In the whole plot of the novel, there are themes of love, attachment, loss, hope, fear, and letting go. While the readers are well aware of the approaching end of the book, it still gets them glued to the pages in the excitement of what will happen next. Hope starts to build up in the mind of the readers just as it does to the protagonist. The story of A Monster Calls not only represents the supernatural but also depicts the problems a teenage boy has to face in his school when he has no friends, when he gets bullied by some of his classmates, and when he has no shoulder to cry on. Conor being fully helpless relies on the monster for seeking comfort. His attachment with his mother, his growing bond with the monster, the psychological dilemma always taking place in his immature mind, his anger, his anxiety- all these intrigues the reader.
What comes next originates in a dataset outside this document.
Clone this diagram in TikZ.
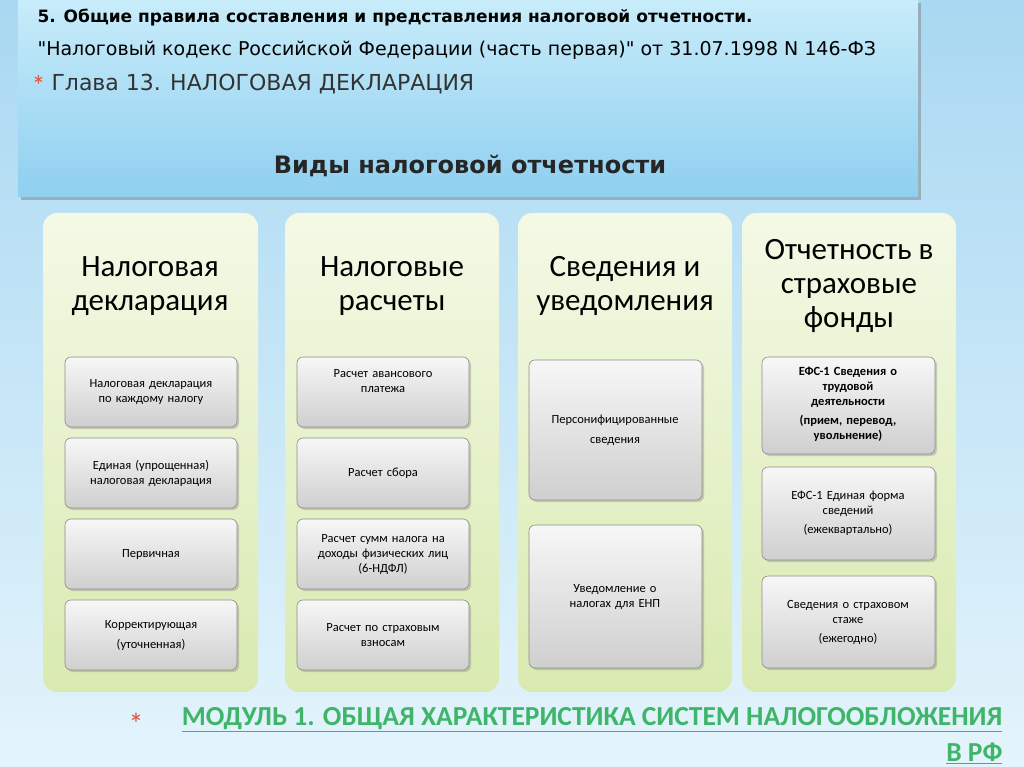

Apart from the story itself, what also fascinate the readers are the author's usage of simple wording, his way of storytelling, the unexpected twists in the plot, and the picturesque qualities of each sentence which make you feel that you are inside the book’s landscape and things are taking place just in front of your eyes. Finally, without any doubt, I can say that I loved this book a lot and I won’t mind reading it again.
Ness, Patrick. A Monster Calls. London: Walker Books Ltd., 2011. Print.